As the House votes Thursday on a resolution guiding the impeachment process, Trump faces new pressure to keep Republicans on his side as he weathers the political crisis.

But neither he nor his team have offered their allies much in the way of strategy. And their key argument against the impeachment effort – that it began, illegitimately, without a vote – was undercut with the Democrats’ resolution.

As he faces an escalating impeachment investigation, Trump has ramped up his phone calls to Republicans, at times asking for their advice and expressing disbelief House Democrats will actually impeach him.

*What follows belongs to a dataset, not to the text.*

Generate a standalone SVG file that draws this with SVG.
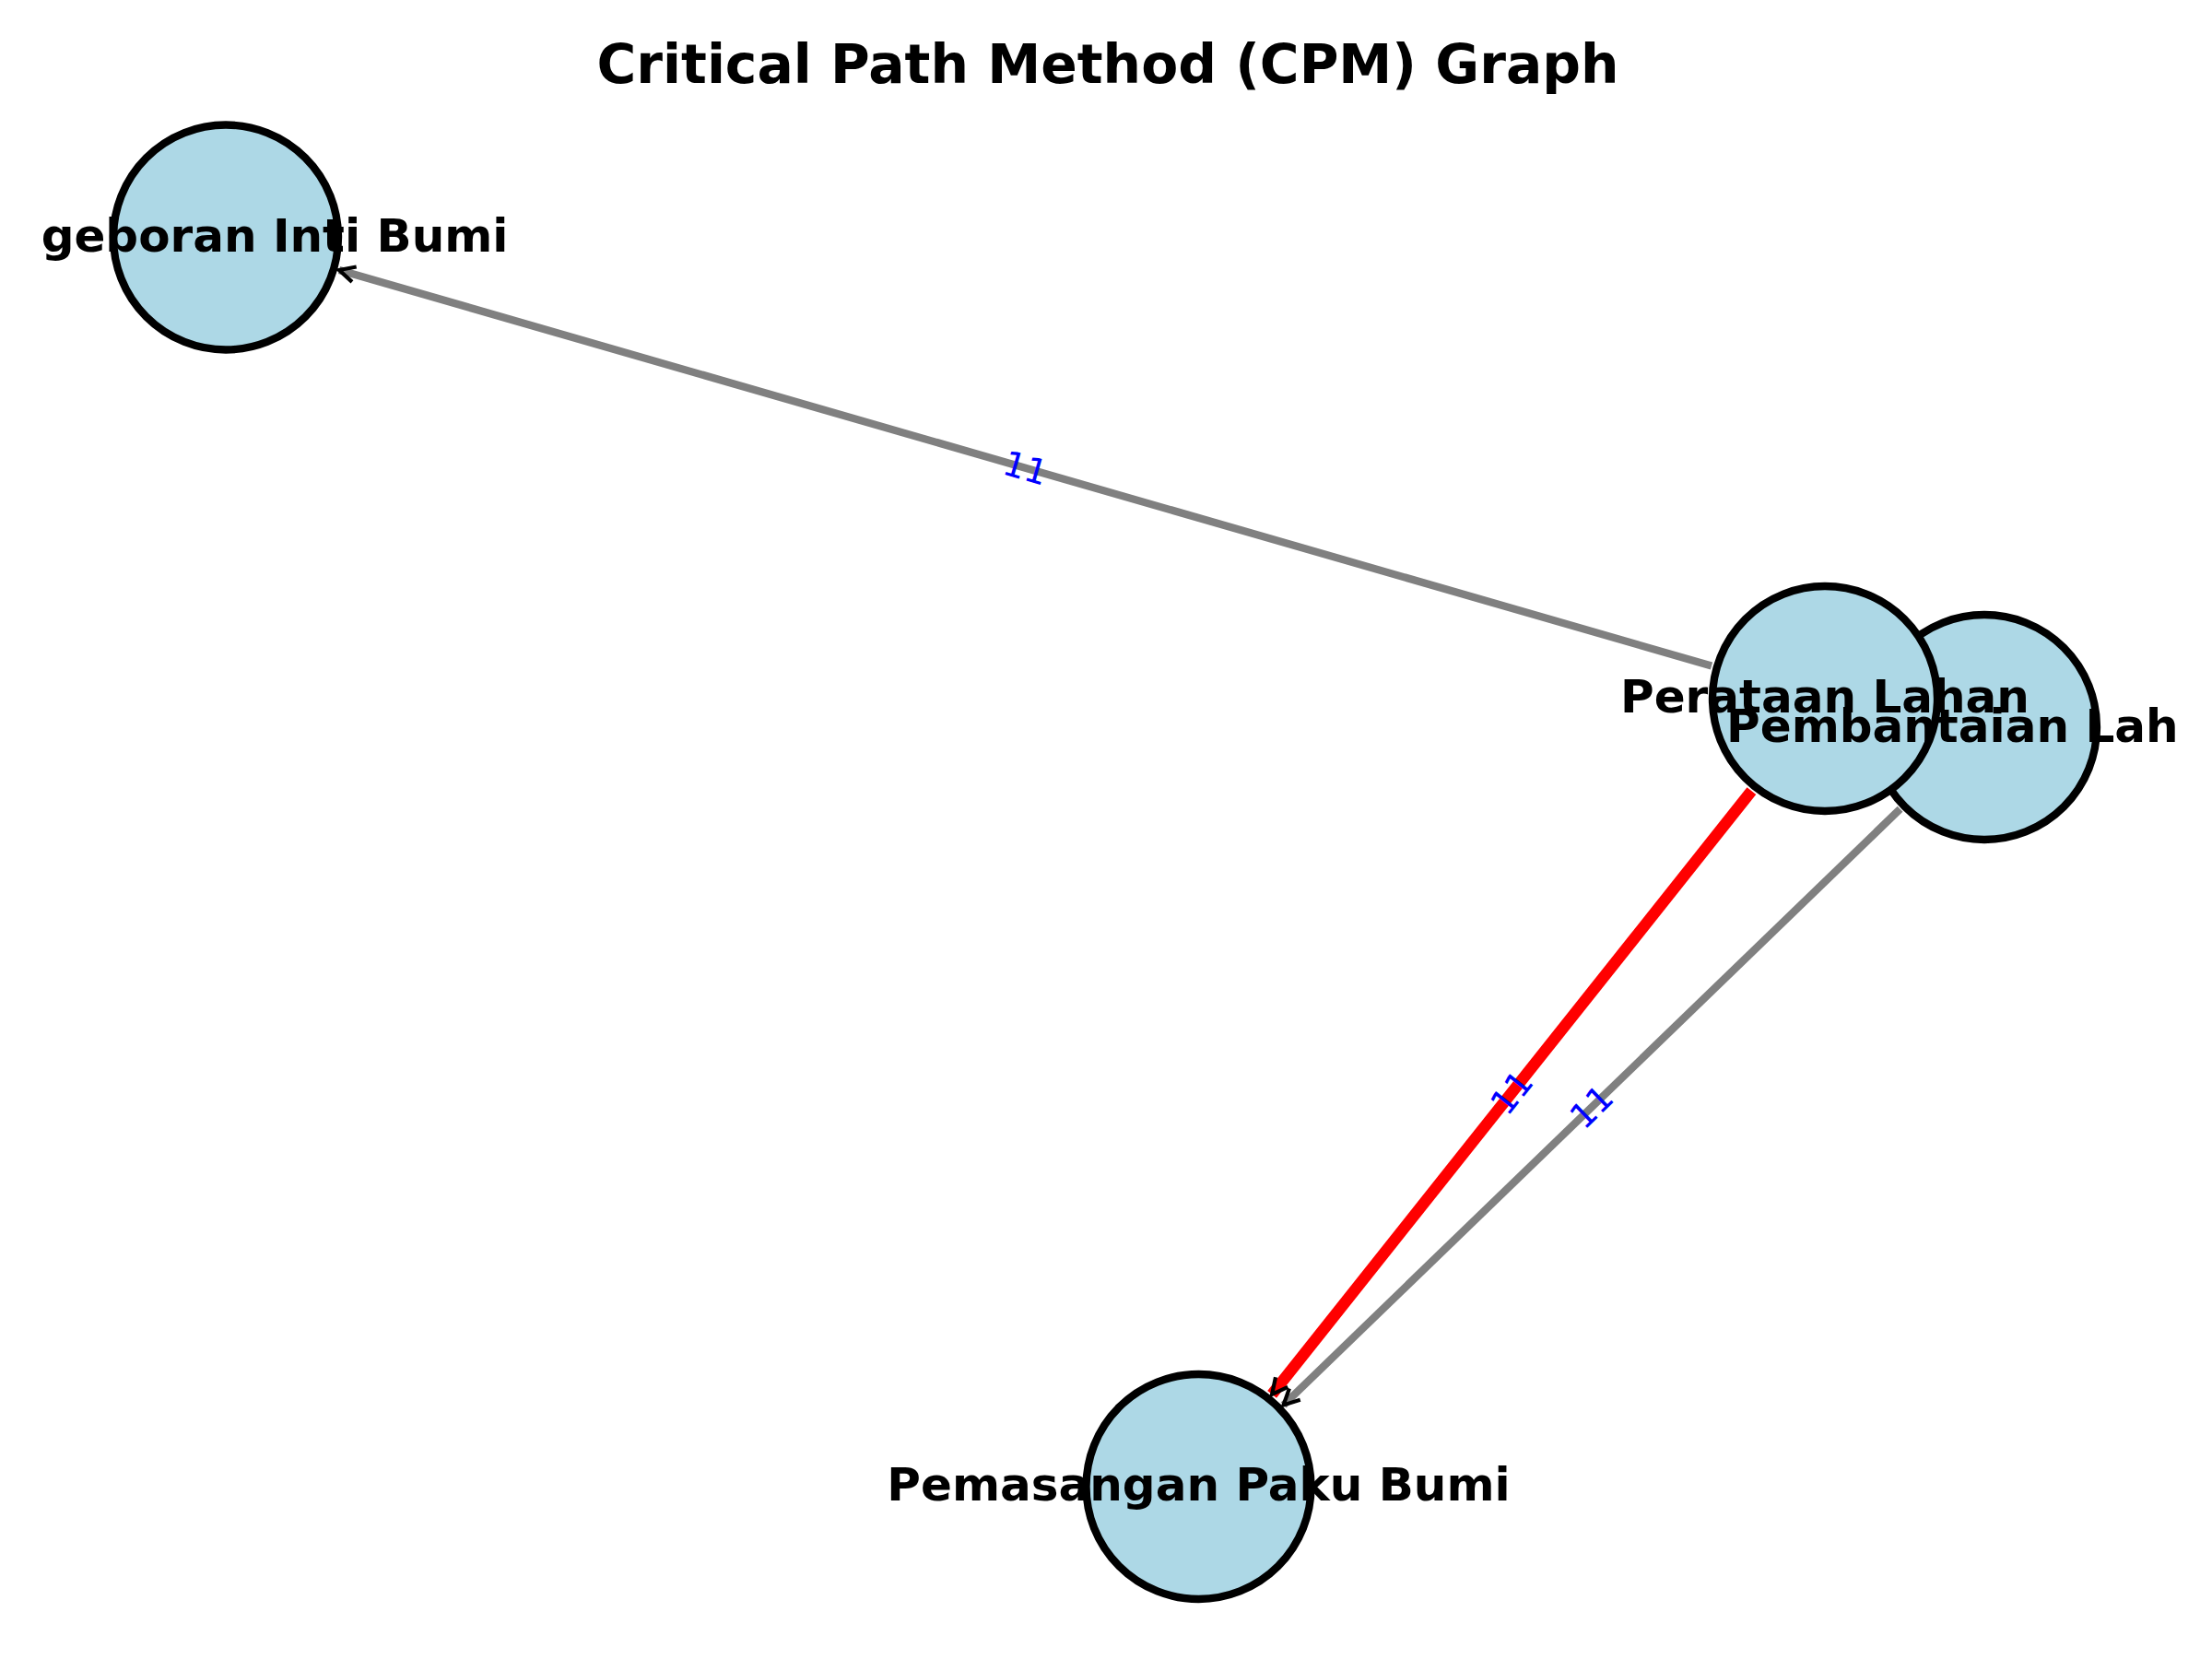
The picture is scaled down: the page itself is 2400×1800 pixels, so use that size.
<svg xmlns="http://www.w3.org/2000/svg" width="2400" height="1800" viewBox="0 0 2400 1800">
  <style>
    .title { font-family: "DejaVu Sans", "Liberation Sans", sans-serif; font-weight: bold; font-size: 58.3px; fill: #000; text-anchor: middle; }
    .node circle { fill: #ADD8E6; stroke: #000; stroke-width: 8.33; }
    .nlabel { font-family: "DejaVu Sans", "Liberation Sans", sans-serif; font-weight: bold; font-size: 50px; fill: #000; text-anchor: middle; }
    .edge { fill: none; stroke-linecap: butt; }
    .normal { stroke: #808080; stroke-width: 8.33; }
    .critical { stroke: #FF0000; stroke-width: 12.5; }
    .elabel { font-family: "DejaVu Sans", "Liberation Sans", sans-serif; font-size: 37.5px; fill: #0000FF; text-anchor: middle; dominant-baseline: central; }
  </style>
  <defs>
    <marker id="arrow" markerUnits="userSpaceOnUse" orient="auto" refX="0" refY="0" markerWidth="40" markerHeight="40" viewBox="-30 -20 40 40" overflow="visible">
      <path d="M-17,-8.5 L0,0 L-17,8.5" fill="none" stroke="#000" stroke-width="4.2" stroke-linejoin="miter"/>
    </marker>
    <clipPath id="plotclip">
      <rect x="44" y="0" width="2318" height="1800"/>
    </clipPath>
  </defs>
  <rect x="0" y="0" width="2400" height="1800" fill="#FFFFFF"/>

  <text class="title" x="1202" y="90">Critical Path Method (CPM) Graph</text>

  <g id="edges">
    <line id="edge-perataan-pengeboran" class="edge normal" x1="1857.0" y1="722.5" x2="368.0" y2="293.0" marker-end="url(#arrow)"/>
    <line id="edge-perataan-pemasangan" class="edge critical" x1="1900.4" y1="858.2" x2="1380.1" y2="1512.8" marker-end="url(#arrow)"/>
    <line id="edge-pembantaian-pemasangan" class="edge normal" x1="2061.6" y1="877.8" x2="1392.6" y2="1524.4" marker-end="url(#arrow)"/>
  </g>

  <g id="edge-labels">
    <text class="elabel" transform="translate(1112.5,507.8) rotate(16.09)">11</text>
    <text class="elabel" transform="translate(1640.2,1185.5) rotate(-51.53)">11</text>
    <text class="elabel" transform="translate(1726.8,1201) rotate(-44.0)">11</text>
  </g>

  <g id="node-pengeboran" class="node">
    <circle cx="245" cy="257.5" r="122"/>
  </g>
  <g id="node-pemasangan" class="node">
    <circle cx="1300.5" cy="1613" r="122"/>
  </g>
  <g id="node-pembantaian" class="node">
    <circle cx="2153" cy="789" r="122"/>
  </g>
  <g id="node-perataan" class="node">
    <circle cx="1980" cy="758" r="122"/>
  </g>

  <g id="node-labels" clip-path="url(#plotclip)">
    <text class="nlabel" x="245" y="272.5">Pengeboran Inti Bumi</text>
    <text class="nlabel" x="1300.5" y="1628">Pemasangan Paku Bumi</text>
    <text class="nlabel" x="2153" y="805">Pembantaian Lahan</text>
    <text class="nlabel" x="1980" y="773">Perataan Lahan</text>
  </g>
</svg>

He’s also called on Republicans to stick together, claiming Democrats are “vicious” but are better at remaining united. 

In public, Trump has conveyed a desire for his allies in Congress to defend his actions that have led to the impeachment efforts, rather than simply going after the Democrats’ process.

He’s relayed those views in private conversations as well, insisting his efforts to convince Ukraine to investigate his political rivals were above board.

Republicans, meanwhile, have been hesitant to defend Trump’s actions, and some have condemned them. That includes Sen. Mitt Romney, R-Utah, whose criticism led to attacks from Trump.

The President said Monday he had informed Republican lawmakers he wanted to discuss the allegations against him because he thought defending himself against the facts would be easy.

“And, frankly, I told Republicans, who are really being taken advantage of – they’re really being maligned – and I think it’s a horrible thing … So, one thing I said: I’d rather go into the details of the case rather than process,” Trump told reporters Monday at Joint Base Andrews.

“I think you ought to look at the case,” Trump added. “And the case is very simple. It’s quick. It’s so quick.”

Amid increasing frustration from those tasked with defending him, Trump has continued to resist taking steps like creating a war room or hiring additional staff to coordinate impeachment messaging.

Republican members and aides on Capitol Hill have described their exasperation that the White House hasn’t done more to coordinate their messaging with lawmakers, beyond a handful of calls between senior White House officials and conservative allies.

When House Speaker Nancy Pelosi announced in late September that House Democrats were launching an impeachment inquiry, White House officials argued it was not a real impeachment probe because lawmakers hadn’t voted on it. They seized on that talking point for weeks as Democrats insisted one wasn’t necessary.

Behind the scenes, officials insisted there wouldn’t be any changes to the President’s legal team and no creation of a war room until they felt the impeachment inquiry was actually happening – and only then would they decide what route they were taking.

As Democrats hold their first formal vote on a resolution laying out the ground rules, there was little to indicate the White House was planning a new approach. Aides inside the administration view this as a serious error.

After a botched attempt to bring in former Rep. Trey Gowdy, a South Carolina Republican, as a legal adviser, the White House has still not hired any communications professionals to spearhead their response, nor have they brought on any new lawyers to front the legal strategy. The White House is still in talks with a former senior treasury official to handle a communications role.

Meanwhile, officials are distributing talking points seeking to downplay the significance of depositions on Capitol Hill from current and former officials who relayed concerns about Trump’s actions.

In a set sent on Thursday, the Trump campaign insisted Trump’s Ukraine expert Alexander Vindman did not reveal a “quid pro quo” between Trump and Ukraine, and said he “stated that the released transcript of President Trump’s phone call with Ukrainian President Zelensky was accurate.”

According to CNN reporting, Vindman did tell lawmakers, however, that his suggested edits to the call transcript went unheeded.